Thank you so much for featuring Kimberly Daniels in your magazine as a regular columnist ("Stomp on the Devil," June). She is awesome and a blessing to the body of Christ. Her message is real and cuts to the truth.
Louise Hilby
Manhattan Beach, California

I agree entirely with Kimberly Daniels' column about homosexuality ("Gay Deception," June). Once the gay agenda succeeds in America, the rest of the world is doomed--and that includes Africa, which is strict and traditional right now. We must rise up to pray for the church in the United States.

On the other hand, when the church is preoccupied with divorce, glamour, mammon, lack of accountability and blinding carnality, we lose the power to give our society a conscience. It is time to stand up and be counted.
Wole Olakunle
Lagos, Nigeria

Kim Daniels' column about "gay deception" exemplifies the arrogance that is present in the church today. Instead of digging into deeper issues that cause homosexuality, such as absentee fathers and abuse, Daniels chose to label an entire group of people "punks." Until the church can see beyond the sin and see the need, it falls short of true Christ-likeness.
R. Nick Peterson
Lancaster, Pennsylvania

Jesus did not say one word about homosexuals. Do we have to be so condemning of them?

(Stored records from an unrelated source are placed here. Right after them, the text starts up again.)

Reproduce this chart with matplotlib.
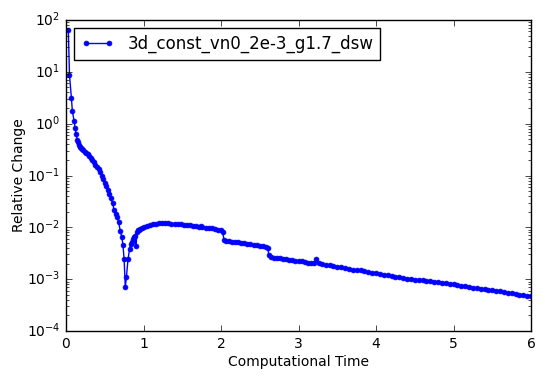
import matplotlib
matplotlib.use("Agg")
import matplotlib.pyplot as plt

plt.style.use("classic")
plt.rcParams["font.family"] = ["DejaVu Sans"]

label = "3d_const_vn0_2e-3_g1.7_dsw"

time = [0.03, 0.045, 0.07, 0.082, 0.105, 0.118, 0.132, 0.146,
        0.16, 0.17, 0.18, 0.19, 0.20, 0.22, 0.24, 0.26, 0.28, 0.30,
        0.32, 0.34, 0.36, 0.38, 0.40, 0.42, 0.44, 0.46, 0.48, 0.50,
        0.52, 0.54, 0.56, 0.58, 0.60, 0.62, 0.64, 0.66, 0.68, 0.70,
        0.72, 0.735, 0.75, 0.765, 0.78, 0.80, 0.82, 0.835, 0.85, 0.865,
        0.88, 0.895, 0.905, 0.915, 0.93, 0.94, 0.96, 0.98, 1.00,
        1.04, 1.08, 1.12, 1.16, 1.20, 1.24, 1.28, 1.32, 1.36, 1.40,
        1.44, 1.48, 1.52, 1.56, 1.60, 1.64, 1.68, 1.72, 1.74, 1.76,
        1.80, 1.84, 1.88, 1.92, 1.96, 2.00, 2.02, 2.04, 2.06, 2.10,
        2.14, 2.18, 2.22, 2.26, 2.30, 2.34, 2.38, 2.42, 2.46, 2.50,
        2.54, 2.58, 2.60, 2.62, 2.64, 2.68, 2.72, 2.76, 2.80, 2.84,
        2.88, 2.92, 2.96, 3.00, 3.04, 3.08, 3.12, 3.16, 3.20, 3.23,
        3.26, 3.30, 3.35, 3.40, 3.45, 3.50, 3.55, 3.60, 3.65, 3.70,
        3.75, 3.80, 3.85, 3.90, 3.95, 4.00, 4.05, 4.10, 4.15, 4.20,
        4.25, 4.30, 4.35, 4.40, 4.45, 4.50, 4.55, 4.60, 4.65, 4.70,
        4.75, 4.80, 4.85, 4.90, 4.95, 5.00, 5.05, 5.10, 5.15, 5.20,
        5.25, 5.30, 5.35, 5.40, 5.45, 5.50, 5.55, 5.60, 5.65, 5.70,
        5.75, 5.80, 5.85, 5.90, 5.95, 6.00]

change = [64, 8.7, 3.1, 1.75, 1.12, 0.81, 0.62, 0.48,
          0.45, 0.39, 0.36, 0.34, 0.325, 0.31, 0.29, 0.275, 0.258, 0.24,
          0.222, 0.2, 0.18, 0.163, 0.148, 0.133, 0.116, 0.1, 0.085, 0.072,
          0.062, 0.053, 0.044, 0.036, 0.029, 0.022, 0.018, 0.0155, 0.0125, 0.0085,
          0.0065, 0.0045, 0.0024, 0.0007, 0.00112, 0.0024, 0.0038, 0.0048, 0.0053, 0.0059,
          0.0065, 0.0068, 0.0044, 0.0082, 0.0087, 0.0090, 0.0094, 0.0097, 0.0100,
          0.0105, 0.0110, 0.0114, 0.0117, 0.0119, 0.0120, 0.0120, 0.0119, 0.0118, 0.0117,
          0.0116, 0.0115, 0.0113, 0.0111, 0.0109, 0.0107, 0.0105, 0.0103, 0.0106, 0.0101,
          0.0099, 0.0097, 0.0095, 0.0092, 0.0090, 0.0088, 0.0080, 0.0058, 0.0055, 0.0054,
          0.0053, 0.0052, 0.0051, 0.0050, 0.0049, 0.0048, 0.0047, 0.0046, 0.0045, 0.0044,
          0.0043, 0.0042, 0.0040, 0.0029, 0.0027, 0.0026, 0.00258, 0.00254, 0.00249, 0.00244,
          0.00239, 0.00233, 0.00229, 0.00225, 0.00220, 0.00214, 0.00209, 0.00205, 0.00201, 0.00240,
          0.00203, 0.00196, 0.00191, 0.00186, 0.00180, 0.00175, 0.00168, 0.00162, 0.00157, 0.00153,
          0.00150, 0.00147, 0.00142, 0.00138, 0.00134, 0.00130, 0.00125, 0.00121, 0.00118, 0.00115,
          0.00112, 0.00109, 0.00106, 0.00103, 0.00100, 0.00098, 0.00096, 0.00095, 0.00094, 0.00093,
          0.00090, 0.00087, 0.00085, 0.00083, 0.00081, 0.00079, 0.00077, 0.00075, 0.00073, 0.00071,
          0.00069, 0.00068, 0.00066, 0.00064, 0.00063, 0.00062, 0.00060, 0.00058, 0.00056, 0.00055,
          0.00053, 0.00052, 0.00050, 0.00049, 0.00048, 0.00047]

fig = plt.figure(figsize=(5.45, 3.8), dpi=100, facecolor="white")
ax = fig.add_axes([66 / 545, 49 / 380, 465 / 545, 311 / 380])
ax.plot(time, change, color="b", marker=".", markersize=7, linewidth=1.0,
        markeredgecolor="b", label=label)
ax.set_yscale("log")
ax.set_xlim(0, 6)
ax.set_ylim(1e-4, 1e2)
ax.set_xlabel("Computational Time", fontsize=10, labelpad=3)
ax.set_ylabel("Relative Change", fontsize=10, labelpad=1)
ax.tick_params(labelsize=10)
leg = ax.legend(loc="upper left", fontsize=12, numpoints=2, borderaxespad=0.5)
fig.savefig("out.png", dpi=100, facecolor="white")
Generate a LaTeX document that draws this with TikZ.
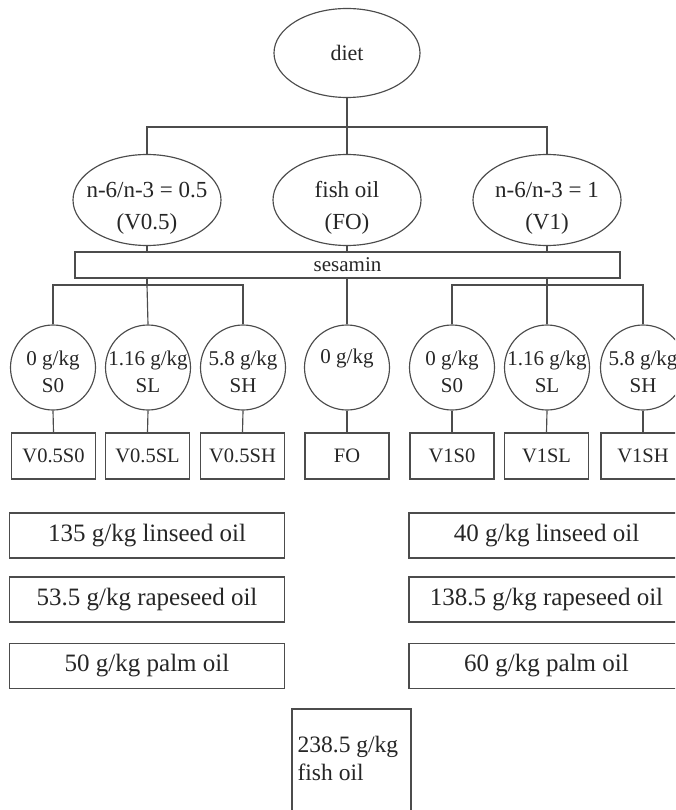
\documentclass[tikz,border=0pt]{standalone}
\usepackage{fontspec}
\setmainfont{Liberation Serif}
\usetikzlibrary{shapes.geometric,calc}
\begin{document}
\begin{tikzpicture}[x=1pt,y=-1pt,
  line/.style={draw=black!70, line width=1.15pt},
  ell/.style={ellipse, line, inner sep=0pt, text=black!85},
  rbox/.style={rectangle, line, inner sep=0pt, text=black!85},
  lvtwo/.style={ell, minimum width=148pt, minimum height=91pt},
  lvthree/.style={ell, minimum width=85pt, minimum height=85pt},
  labtwo/.style={align=center, inner sep=0pt, text=black!85, font=\fontsize{23}{32}\selectfont, yshift=-8pt},
  labthree/.style={align=center, inner sep=0pt, text=black!85, font=\fontsize{21}{27}\selectfont, yshift=-4pt},
  grpbox/.style={rbox, minimum width=84pt, minimum height=46pt, font=\fontsize{20.5}{24}\selectfont},
  oilbox/.style={rbox, minimum width=275pt, minimum height=45pt, font=\fontsize{25}{30}\selectfont}
]
\useasboundingbox (0,0) rectangle (675,810);
\clip (0,0) rectangle (675,810);
\fill[white] (0,0) rectangle (675,810);

% level 1
\node[ell, minimum width=146pt, minimum height=89pt, font=\fontsize{22}{26}\selectfont] (diet) at (347,53) {diet};

% level 2
\node[lvtwo, label={[labtwo]center:{n-6/n-3 = 0.5\\(V0.5)}}] (v05) at (147,200) {};
\node[lvtwo, label={[labtwo]center:{fish oil\\(FO)}}] (fo) at (347,200) {};
\node[lvtwo, label={[labtwo]center:{n-6/n-3 = 1\\(V1)}}] (v1) at (547,200) {};

\coordinate (b1) at (347,127);
\draw[line] (diet.south) -- (b1);
\draw[line] (v05.north) |- (b1) -| (v1.north);
\draw[line] (b1) -- (fo.north);

% sesamin
\node[rbox, minimum width=545pt, minimum height=26pt, font=\fontsize{21}{24}\selectfont] (ses) at (347.5,265) {sesamin};
\draw[line] (v05.south) -- (v05.south |- ses.north);
\draw[line] (fo.south) -- (fo.south |- ses.north);
\draw[line] (v1.south) -- (v1.south |- ses.north);

% level 3
\node[lvthree, label={[labthree]center:{0 g/kg\\S0}}] (s1) at (53,367.5) {};
\node[lvthree, label={[labthree]center:{1.16 g/kg\\SL}}] (s2) at (148,367.5) {};
\node[lvthree, label={[labthree]center:{5.8 g/kg\\SH}}] (s3) at (243,367.5) {};
\node[lvthree, label={[labthree,yshift=13pt]center:{0 g/kg}}] (s4) at (347,367.5) {};
\node[lvthree, label={[labthree]center:{0 g/kg\\S0}}] (s5) at (452,367.5) {};
\node[lvthree, label={[labthree]center:{1.16 g/kg\\SL}}] (s6) at (547,367.5) {};
\node[lvthree, label={[labthree]center:{5.8 g/kg\\SH}}] (s7) at (643,367.5) {};

\coordinate (b2l) at (147,285);
\coordinate (b2r) at (547,285);
\draw[line] (v05.south |- ses.south) -- (b2l);
\draw[line] (s1.north) |- (b2l) -| (s3.north);
\draw[line] (b2l) -- (s2.north);
\draw[line] (v1.south |- ses.south) -- (b2r);
\draw[line] (s5.north) |- (b2r) -| (s7.north);
\draw[line] (b2r) -- (s6.north);
\draw[line] (fo.south |- ses.south) -- (s4.north);

% group boxes
\node[grpbox] (g1) at (53.5,456) {V0.5S0};
\node[grpbox] (g2) at (147.5,456) {V0.5SL};
\node[grpbox] (g3) at (242.5,456) {V0.5SH};
\node[grpbox] (g4) at (347,456) {FO};
\node[grpbox] (g5) at (452,456) {V1S0};
\node[grpbox] (g6) at (546.5,456) {V1SL};
\node[grpbox] (g7) at (643,456) {V1SH};
\foreach \i in {1,...,7} {\draw[line] (s\i.south) -- (g\i.north);}

% oil boxes
\node[oilbox] (l1) at (147,535.5) {135 g/kg linseed oil};
\node[oilbox] (l2) at (147,599.5) {53.5 g/kg rapeseed oil};
\node[oilbox] (l3) at (147,666) {50 g/kg palm oil};
\node[oilbox] (r1) at (546.5,535.5) {40 g/kg linseed oil};
\node[oilbox] (r2) at (546.5,599.5) {138.5 g/kg rapeseed oil};
\node[oilbox] (r3) at (546.5,666) {60 g/kg palm oil};

% fish oil box
\node[rbox, minimum width=119pt, minimum height=121pt] (fish) at (351.5,769.5) {};
\node[anchor=north west, align=left, inner sep=0pt, text=black!85, font=\fontsize{23.5}{28}\selectfont] (fishtxt) at ($(fish.north west)+(6,27.5)$) {238.5 g/kg\\fish oil};
\end{tikzpicture}
\end{document}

There may be homosexuals who have chosen or been led into that lifestyle who can be healed by repentance and discipline. Others may have been born that way.
Ellen Turnbull
Berea, Kentucky

A Cry for True Mentors

I read with great interest your article on the generation gap in the church ("We Must Pass the Baton," by Matthew Kutz and Jason King, June). The authors hit the nail on the head when they said there are thousands of potential leaders in their 20s, 30s and 40s sitting in church frustrated.

My husband and I became Christians through a ministry in the early '80s that preached discipleship. Although the discipleship philosophy may have gone too far in some cases, we both give credit to the people who took us under their wings.

A woman discipled me my first year as a Christian. If it weren't for the strong foundation she laid in my life, I wouldn't have been prepared for the leadership positions I assumed in my 20s.

Today my husband and I are in our 40s, and we share a vision for ministry. We would love to be mentored but feel adrift.

We're both seasoned Christians, experienced lay leaders and hard-working professionals but have never had anyone offer to mentor us to get us to the next level as leaders. I pray this article will cause Christian leaders to evaluate the legacy they desire to leave.